Skip the pictures, please, and write out exactly the lines from the opening of the data through the line containing "const ref = useRef<HTMLCanvasElement".

[START OF DATA SHOWN]

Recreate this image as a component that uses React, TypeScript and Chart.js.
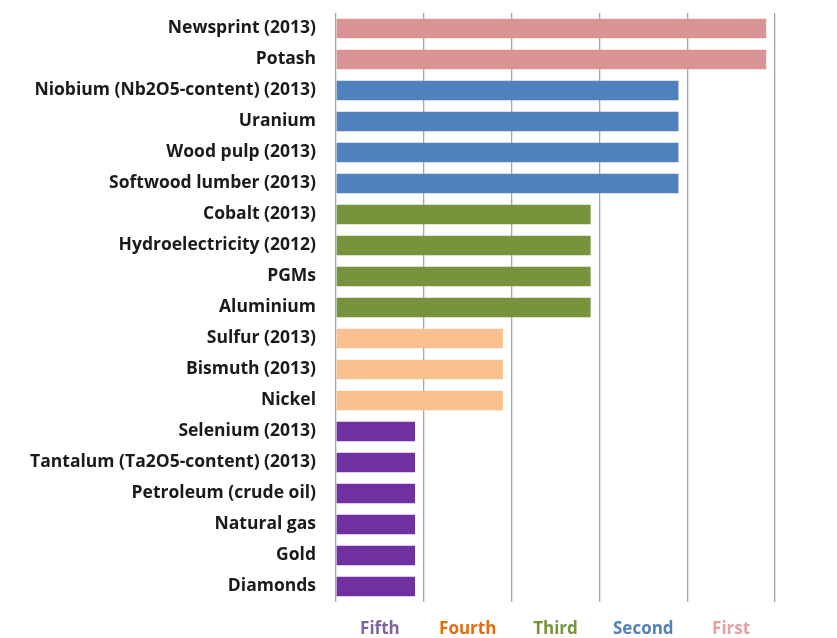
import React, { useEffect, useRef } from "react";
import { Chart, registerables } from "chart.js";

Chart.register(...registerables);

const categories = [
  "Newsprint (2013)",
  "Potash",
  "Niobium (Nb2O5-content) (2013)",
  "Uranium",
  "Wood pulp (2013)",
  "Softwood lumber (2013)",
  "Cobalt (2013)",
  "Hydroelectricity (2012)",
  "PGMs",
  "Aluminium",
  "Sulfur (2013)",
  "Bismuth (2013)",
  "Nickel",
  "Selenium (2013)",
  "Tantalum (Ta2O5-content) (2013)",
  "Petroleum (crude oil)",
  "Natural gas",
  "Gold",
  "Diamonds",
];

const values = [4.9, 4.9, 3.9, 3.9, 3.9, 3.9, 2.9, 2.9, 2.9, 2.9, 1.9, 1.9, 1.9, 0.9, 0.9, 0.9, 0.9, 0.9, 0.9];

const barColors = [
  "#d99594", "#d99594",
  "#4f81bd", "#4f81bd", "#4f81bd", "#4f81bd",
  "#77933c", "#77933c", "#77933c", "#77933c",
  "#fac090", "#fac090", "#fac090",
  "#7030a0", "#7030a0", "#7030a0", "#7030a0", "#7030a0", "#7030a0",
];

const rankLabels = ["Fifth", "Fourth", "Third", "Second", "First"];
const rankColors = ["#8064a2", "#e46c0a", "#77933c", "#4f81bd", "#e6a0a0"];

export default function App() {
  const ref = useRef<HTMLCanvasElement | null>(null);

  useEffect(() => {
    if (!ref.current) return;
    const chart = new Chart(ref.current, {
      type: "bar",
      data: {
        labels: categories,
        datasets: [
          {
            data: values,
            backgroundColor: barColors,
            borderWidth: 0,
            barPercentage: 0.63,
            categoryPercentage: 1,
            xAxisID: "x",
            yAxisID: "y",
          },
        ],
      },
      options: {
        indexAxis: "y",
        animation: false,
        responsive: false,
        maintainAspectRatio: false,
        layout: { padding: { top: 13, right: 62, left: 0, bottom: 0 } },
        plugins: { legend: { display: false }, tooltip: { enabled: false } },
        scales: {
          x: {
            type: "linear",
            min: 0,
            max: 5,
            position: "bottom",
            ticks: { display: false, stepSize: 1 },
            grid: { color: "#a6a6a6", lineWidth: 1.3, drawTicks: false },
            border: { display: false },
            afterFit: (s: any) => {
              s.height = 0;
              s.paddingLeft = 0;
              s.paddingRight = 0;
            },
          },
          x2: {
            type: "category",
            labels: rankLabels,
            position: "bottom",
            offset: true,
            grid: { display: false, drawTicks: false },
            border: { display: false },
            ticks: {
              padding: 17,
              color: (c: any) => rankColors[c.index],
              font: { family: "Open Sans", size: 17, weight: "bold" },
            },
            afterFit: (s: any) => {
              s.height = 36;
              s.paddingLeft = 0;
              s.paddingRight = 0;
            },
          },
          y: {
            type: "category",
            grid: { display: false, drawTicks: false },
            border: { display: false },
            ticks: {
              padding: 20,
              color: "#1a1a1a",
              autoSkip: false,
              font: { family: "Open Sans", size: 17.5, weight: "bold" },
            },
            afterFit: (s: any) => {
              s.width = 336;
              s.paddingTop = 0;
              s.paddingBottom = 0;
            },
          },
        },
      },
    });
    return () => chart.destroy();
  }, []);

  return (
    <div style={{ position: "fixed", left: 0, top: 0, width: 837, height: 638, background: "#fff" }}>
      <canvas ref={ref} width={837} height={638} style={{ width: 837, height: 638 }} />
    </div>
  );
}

[END OF DATA SHOWN]

FINAL ANSWER
Recreate this image as a component that uses React, TypeScript and Chart.js.
import React, { useEffect, useRef } from "react";
import { Chart, registerables } from "chart.js";

Chart.register(...registerables);

const categories = [
  "Newsprint (2013)",
  "Potash",
  "Niobium (Nb2O5-content) (2013)",
  "Uranium",
  "Wood pulp (2013)",
  "Softwood lumber (2013)",
  "Cobalt (2013)",
  "Hydroelectricity (2012)",
  "PGMs",
  "Aluminium",
  "Sulfur (2013)",
  "Bismuth (2013)",
  "Nickel",
  "Selenium (2013)",
  "Tantalum (Ta2O5-content) (2013)",
  "Petroleum (crude oil)",
  "Natural gas",
  "Gold",
  "Diamonds",
];

const values = [4.9, 4.9, 3.9, 3.9, 3.9, 3.9, 2.9, 2.9, 2.9, 2.9, 1.9, 1.9, 1.9, 0.9, 0.9, 0.9, 0.9, 0.9, 0.9];

const barColors = [
  "#d99594", "#d99594",
  "#4f81bd", "#4f81bd", "#4f81bd", "#4f81bd",
  "#77933c", "#77933c", "#77933c", "#77933c",
  "#fac090", "#fac090", "#fac090",
  "#7030a0", "#7030a0", "#7030a0", "#7030a0", "#7030a0", "#7030a0",
];

const rankLabels = ["Fifth", "Fourth", "Third", "Second", "First"];
const rankColors = ["#8064a2", "#e46c0a", "#77933c", "#4f81bd", "#e6a0a0"];

export default function App() {
  const ref = useRef<HTMLCanvasElement | null>(null);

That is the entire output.